Table games, such as black jack and roulette, would be allowed at Maryland casinos if a November ballot issue passes. (AP photo by Robert F. Bukaty)

The new group is billing itself “Get the Facts — No on 7,” a reference to the number of the question on the November ballot that will ask voters if they approve of allowing a new Las Vegas-style casino in Prince George’s County and table games at Maryland’s five other authorized slots casinos.

“Don’t get played. Check the facts,” the ad warns viewers.

Karen Bailey, a spokeswoman for Penn National Gaming — which explained its reasons for opposing the plan in newspaper ads Thursday — said the television ad would air statewide.

Bailey confirmed that Penn is helping fund the ballot-issue committee. A report is expected to be filed in coming days disclosing how much the company has spent thus far.

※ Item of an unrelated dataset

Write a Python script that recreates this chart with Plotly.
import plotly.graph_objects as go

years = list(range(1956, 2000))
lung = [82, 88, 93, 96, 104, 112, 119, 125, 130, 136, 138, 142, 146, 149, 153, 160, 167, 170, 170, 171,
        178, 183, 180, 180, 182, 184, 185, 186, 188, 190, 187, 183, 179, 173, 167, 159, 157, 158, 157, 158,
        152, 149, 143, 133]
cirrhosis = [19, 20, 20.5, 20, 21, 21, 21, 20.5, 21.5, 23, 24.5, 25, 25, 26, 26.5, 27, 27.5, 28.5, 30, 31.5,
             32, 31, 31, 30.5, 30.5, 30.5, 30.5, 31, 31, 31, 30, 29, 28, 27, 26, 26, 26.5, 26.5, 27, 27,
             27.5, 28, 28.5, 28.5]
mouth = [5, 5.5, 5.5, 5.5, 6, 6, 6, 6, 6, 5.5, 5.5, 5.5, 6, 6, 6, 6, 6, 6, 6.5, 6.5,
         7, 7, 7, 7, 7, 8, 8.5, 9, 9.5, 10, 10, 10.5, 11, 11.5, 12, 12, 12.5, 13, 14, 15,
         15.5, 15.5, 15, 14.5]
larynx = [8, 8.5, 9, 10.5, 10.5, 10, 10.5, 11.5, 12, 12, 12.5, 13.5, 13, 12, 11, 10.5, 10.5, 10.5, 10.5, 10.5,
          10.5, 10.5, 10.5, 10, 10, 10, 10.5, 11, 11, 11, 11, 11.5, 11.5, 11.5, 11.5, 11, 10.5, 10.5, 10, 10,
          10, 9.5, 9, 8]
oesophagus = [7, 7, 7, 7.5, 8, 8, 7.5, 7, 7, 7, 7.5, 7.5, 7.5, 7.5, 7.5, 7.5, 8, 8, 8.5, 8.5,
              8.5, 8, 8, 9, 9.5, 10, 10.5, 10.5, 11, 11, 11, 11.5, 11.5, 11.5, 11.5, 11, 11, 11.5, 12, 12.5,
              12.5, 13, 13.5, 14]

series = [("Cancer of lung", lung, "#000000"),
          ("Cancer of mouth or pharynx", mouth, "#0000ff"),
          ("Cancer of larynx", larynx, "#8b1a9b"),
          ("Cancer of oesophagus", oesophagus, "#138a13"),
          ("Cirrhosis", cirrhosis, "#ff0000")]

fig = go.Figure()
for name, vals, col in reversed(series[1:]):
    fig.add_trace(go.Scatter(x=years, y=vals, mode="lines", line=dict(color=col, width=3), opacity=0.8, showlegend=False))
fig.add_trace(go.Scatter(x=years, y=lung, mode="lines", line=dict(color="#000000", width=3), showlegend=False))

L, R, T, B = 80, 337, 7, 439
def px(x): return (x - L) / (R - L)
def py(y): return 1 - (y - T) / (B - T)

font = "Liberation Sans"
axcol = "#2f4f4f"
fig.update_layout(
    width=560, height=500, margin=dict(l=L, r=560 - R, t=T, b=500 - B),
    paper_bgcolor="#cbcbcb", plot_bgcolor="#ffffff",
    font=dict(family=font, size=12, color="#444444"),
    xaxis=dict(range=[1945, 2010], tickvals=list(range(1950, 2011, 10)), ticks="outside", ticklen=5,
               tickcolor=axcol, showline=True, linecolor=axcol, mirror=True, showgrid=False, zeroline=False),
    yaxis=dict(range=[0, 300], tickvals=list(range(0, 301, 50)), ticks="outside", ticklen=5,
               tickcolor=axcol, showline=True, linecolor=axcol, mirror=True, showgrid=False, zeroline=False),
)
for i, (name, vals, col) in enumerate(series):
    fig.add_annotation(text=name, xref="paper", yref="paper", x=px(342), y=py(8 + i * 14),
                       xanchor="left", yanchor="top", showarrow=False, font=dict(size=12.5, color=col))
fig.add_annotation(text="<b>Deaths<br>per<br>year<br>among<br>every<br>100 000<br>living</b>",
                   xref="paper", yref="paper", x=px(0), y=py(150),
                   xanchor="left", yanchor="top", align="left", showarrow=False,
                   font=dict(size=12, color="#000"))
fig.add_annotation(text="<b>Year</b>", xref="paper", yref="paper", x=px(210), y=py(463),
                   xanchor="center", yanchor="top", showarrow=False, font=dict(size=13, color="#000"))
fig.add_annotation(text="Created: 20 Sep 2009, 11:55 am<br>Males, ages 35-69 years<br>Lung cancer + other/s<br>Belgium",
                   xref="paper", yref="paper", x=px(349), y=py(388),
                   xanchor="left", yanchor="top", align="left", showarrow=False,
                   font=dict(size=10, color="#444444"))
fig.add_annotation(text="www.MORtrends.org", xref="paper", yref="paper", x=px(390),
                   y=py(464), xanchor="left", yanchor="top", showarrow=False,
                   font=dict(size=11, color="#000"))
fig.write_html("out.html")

Penn owns one Maryland casino, in Cecil County, and has expressed interest in building another in Prince George’s, at Rosecroft Raceway.

The legislation signed by Gov. Martin O’Malley (D) would invite bids for a Prince George’s casino from a swath of the county including both Rosecroft and National Harbor. Prince George’s County Executive Rushern L. Baker III (D) has made clear that his preference is National Harbor, the 300-acre mini-city on the banks of the Potomac River.

Among the facts the ad asks voters to consider: The plan “cuts taxes for billionaire special interests while taxes on working families go up.”

The legislation would allow existing casino owners to keep a greater share of proceeds to compensate for the introduction of a new casino in Prince George’s. Earlier this year, the legislature raised income taxes on six-figure earners in Maryland.

For Maryland Jobs and Schools, a ballot-issue committee supporting the expansion plan, has already started airing television and radio ads advocating its cause. MGM Resorts, which has been lined up to operate a casino at National Harbor, has contributed $2.4 million to the effort, according to filed reports.

On Thursday, Howard Libit, a spokesman for the pro-expansion group, said Penn is trying to protect a profitable casino it owns in Charles Town, W. Va.

“This is a West Virginia-funded effort to deceive Maryland voters and deprive them of the thousands of jobs and millions for our schools that a new world-class resort casino would bring to the state,” Libit said.